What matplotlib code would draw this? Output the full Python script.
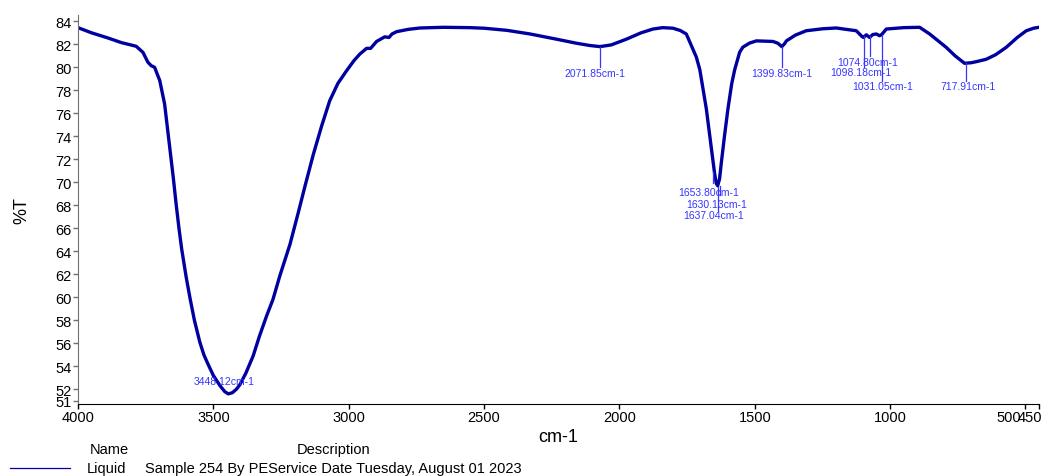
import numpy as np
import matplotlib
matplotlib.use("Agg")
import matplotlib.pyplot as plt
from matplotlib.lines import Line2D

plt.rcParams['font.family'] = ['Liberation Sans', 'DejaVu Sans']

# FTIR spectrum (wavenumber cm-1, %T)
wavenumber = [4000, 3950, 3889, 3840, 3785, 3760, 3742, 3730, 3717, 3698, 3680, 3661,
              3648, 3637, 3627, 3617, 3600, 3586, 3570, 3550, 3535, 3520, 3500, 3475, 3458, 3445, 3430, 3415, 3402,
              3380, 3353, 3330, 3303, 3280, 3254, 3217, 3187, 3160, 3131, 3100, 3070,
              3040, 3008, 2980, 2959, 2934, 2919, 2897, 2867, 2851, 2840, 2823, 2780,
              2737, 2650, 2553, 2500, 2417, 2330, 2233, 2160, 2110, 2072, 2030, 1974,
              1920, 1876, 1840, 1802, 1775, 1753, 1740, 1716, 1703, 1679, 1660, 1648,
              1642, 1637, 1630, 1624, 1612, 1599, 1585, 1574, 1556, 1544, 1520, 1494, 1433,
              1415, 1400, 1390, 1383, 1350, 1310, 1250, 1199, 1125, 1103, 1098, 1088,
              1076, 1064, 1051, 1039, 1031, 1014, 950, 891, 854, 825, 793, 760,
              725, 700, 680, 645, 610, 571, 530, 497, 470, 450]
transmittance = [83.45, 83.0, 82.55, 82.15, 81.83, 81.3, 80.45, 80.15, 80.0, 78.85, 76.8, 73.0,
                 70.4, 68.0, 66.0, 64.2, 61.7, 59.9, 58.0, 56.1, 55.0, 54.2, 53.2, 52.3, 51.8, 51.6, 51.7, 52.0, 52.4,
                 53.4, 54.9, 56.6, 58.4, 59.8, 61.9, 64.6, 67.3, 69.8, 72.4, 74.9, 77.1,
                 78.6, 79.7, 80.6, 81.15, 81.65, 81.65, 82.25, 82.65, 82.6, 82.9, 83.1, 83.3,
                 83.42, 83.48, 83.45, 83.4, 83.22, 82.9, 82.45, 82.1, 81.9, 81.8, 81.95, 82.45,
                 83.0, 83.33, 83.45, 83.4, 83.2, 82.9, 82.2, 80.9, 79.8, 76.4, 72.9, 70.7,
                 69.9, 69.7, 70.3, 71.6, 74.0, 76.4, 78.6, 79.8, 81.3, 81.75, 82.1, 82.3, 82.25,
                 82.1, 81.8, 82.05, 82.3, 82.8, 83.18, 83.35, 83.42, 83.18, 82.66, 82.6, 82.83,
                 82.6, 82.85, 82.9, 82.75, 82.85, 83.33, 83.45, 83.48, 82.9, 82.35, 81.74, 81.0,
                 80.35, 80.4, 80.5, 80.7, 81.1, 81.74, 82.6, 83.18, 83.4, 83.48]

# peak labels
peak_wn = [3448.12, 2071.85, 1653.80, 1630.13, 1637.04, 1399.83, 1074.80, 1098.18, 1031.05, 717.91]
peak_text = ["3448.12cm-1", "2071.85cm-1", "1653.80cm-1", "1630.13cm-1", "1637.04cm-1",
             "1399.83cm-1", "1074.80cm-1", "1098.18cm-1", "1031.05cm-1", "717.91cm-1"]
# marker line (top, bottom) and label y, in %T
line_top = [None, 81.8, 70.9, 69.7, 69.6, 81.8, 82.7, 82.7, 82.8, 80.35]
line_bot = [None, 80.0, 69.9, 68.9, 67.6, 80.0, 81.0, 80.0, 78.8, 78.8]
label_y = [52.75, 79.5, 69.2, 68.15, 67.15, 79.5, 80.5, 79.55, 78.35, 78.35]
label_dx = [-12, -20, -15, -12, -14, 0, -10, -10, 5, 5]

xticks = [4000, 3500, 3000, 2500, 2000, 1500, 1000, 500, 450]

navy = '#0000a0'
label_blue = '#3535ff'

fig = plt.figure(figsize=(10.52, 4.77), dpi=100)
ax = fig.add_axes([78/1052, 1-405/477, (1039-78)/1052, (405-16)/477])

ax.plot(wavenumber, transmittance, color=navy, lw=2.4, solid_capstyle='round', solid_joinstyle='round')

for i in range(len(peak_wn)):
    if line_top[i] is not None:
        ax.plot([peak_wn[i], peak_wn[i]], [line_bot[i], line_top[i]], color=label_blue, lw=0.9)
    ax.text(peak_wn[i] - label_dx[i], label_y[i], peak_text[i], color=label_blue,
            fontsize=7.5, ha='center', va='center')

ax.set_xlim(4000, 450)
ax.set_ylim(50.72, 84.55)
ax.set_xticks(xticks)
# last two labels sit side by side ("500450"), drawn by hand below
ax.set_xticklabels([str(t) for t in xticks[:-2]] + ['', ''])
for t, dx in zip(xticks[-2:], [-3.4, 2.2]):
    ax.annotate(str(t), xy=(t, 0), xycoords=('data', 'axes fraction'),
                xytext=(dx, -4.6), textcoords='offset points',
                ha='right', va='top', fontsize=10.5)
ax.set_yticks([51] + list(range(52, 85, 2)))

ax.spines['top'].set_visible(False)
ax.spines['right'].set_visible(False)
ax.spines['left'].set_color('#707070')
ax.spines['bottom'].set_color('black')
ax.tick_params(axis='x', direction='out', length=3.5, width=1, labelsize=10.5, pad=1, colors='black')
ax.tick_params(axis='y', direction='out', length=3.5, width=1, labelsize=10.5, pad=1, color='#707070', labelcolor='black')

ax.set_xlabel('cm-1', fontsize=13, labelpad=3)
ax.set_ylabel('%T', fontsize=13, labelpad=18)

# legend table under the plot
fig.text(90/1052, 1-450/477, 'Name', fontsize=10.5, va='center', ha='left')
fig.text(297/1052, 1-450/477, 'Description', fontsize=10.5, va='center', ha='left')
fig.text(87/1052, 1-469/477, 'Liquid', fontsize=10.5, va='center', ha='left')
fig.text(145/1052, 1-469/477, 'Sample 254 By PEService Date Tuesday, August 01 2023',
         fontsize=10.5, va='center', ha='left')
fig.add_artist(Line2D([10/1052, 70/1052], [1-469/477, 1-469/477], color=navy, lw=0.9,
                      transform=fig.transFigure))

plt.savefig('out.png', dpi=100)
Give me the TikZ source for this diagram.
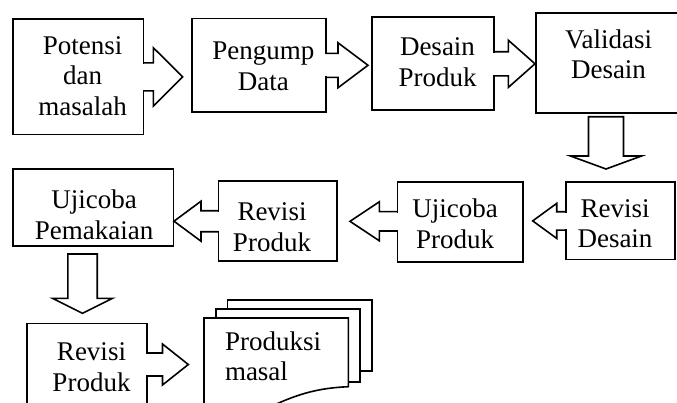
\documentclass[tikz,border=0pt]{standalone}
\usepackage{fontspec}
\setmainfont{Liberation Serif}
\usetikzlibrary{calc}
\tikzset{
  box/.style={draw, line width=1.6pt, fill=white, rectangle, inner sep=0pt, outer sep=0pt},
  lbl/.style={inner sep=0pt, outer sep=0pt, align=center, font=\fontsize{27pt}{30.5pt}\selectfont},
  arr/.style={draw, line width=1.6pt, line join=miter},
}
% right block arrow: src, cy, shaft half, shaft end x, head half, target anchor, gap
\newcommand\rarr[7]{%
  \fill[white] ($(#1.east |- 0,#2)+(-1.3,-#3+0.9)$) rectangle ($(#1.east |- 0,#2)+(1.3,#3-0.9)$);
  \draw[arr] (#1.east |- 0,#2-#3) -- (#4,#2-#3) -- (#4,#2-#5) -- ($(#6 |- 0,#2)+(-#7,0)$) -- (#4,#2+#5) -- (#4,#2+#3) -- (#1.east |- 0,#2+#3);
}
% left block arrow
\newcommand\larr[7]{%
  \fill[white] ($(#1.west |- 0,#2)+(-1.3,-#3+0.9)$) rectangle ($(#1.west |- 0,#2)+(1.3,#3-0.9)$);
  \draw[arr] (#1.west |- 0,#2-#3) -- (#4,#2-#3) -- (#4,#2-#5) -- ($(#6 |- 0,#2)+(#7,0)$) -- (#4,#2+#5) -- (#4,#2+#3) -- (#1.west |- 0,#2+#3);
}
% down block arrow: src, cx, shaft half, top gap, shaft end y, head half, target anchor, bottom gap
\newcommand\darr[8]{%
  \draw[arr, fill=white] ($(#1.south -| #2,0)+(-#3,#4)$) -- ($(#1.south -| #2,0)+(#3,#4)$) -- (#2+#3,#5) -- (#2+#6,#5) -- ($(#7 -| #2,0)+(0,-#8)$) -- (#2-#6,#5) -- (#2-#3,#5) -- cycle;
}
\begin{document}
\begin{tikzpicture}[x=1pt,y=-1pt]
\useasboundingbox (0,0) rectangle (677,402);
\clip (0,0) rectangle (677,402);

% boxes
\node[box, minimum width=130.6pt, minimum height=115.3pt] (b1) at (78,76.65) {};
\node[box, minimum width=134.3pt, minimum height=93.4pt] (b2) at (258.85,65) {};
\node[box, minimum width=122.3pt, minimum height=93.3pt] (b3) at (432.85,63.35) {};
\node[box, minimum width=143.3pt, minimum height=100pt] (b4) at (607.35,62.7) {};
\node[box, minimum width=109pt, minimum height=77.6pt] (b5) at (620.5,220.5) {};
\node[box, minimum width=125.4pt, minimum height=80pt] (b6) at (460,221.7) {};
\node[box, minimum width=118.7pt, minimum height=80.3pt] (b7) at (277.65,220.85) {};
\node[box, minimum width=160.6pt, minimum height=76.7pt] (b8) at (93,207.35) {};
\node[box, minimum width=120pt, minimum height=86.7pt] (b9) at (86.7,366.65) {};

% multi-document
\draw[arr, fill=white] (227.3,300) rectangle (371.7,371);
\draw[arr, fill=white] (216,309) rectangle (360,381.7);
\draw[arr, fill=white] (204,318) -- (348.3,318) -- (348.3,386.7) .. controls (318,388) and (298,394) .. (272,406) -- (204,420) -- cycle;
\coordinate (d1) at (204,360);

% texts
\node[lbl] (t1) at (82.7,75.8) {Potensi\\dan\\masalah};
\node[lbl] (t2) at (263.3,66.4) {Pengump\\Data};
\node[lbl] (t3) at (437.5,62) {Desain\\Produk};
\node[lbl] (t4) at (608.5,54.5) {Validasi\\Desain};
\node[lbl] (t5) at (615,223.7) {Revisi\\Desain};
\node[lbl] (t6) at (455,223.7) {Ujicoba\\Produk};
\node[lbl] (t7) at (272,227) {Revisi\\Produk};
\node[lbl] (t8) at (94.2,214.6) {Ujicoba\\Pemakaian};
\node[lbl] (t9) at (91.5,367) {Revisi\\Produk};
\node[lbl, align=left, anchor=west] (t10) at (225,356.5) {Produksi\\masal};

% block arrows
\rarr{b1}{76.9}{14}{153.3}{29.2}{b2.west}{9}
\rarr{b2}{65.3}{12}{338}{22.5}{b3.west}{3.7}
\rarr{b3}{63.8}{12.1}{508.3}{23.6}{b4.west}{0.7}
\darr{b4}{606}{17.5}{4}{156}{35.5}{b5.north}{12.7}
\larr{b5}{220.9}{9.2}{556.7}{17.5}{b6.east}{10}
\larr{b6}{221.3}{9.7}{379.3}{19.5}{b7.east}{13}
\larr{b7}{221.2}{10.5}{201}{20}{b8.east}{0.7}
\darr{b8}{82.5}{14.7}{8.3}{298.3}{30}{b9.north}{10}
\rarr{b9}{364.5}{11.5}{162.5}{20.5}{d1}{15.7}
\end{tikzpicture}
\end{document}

◆ Directions for this task
Repeat only what lies between the start of the data and the end of the line containing "plt.rcParams['font.family'] = ['Liberation", exactly, with pictures left out.

◆ Result of the task
What matplotlib code would draw this? Output the full Python script.
import numpy as np
import matplotlib
matplotlib.use("Agg")
import matplotlib.pyplot as plt
from matplotlib.lines import Line2D

plt.rcParams['font.family'] = ['Liberation Sans', 'DejaVu Sans']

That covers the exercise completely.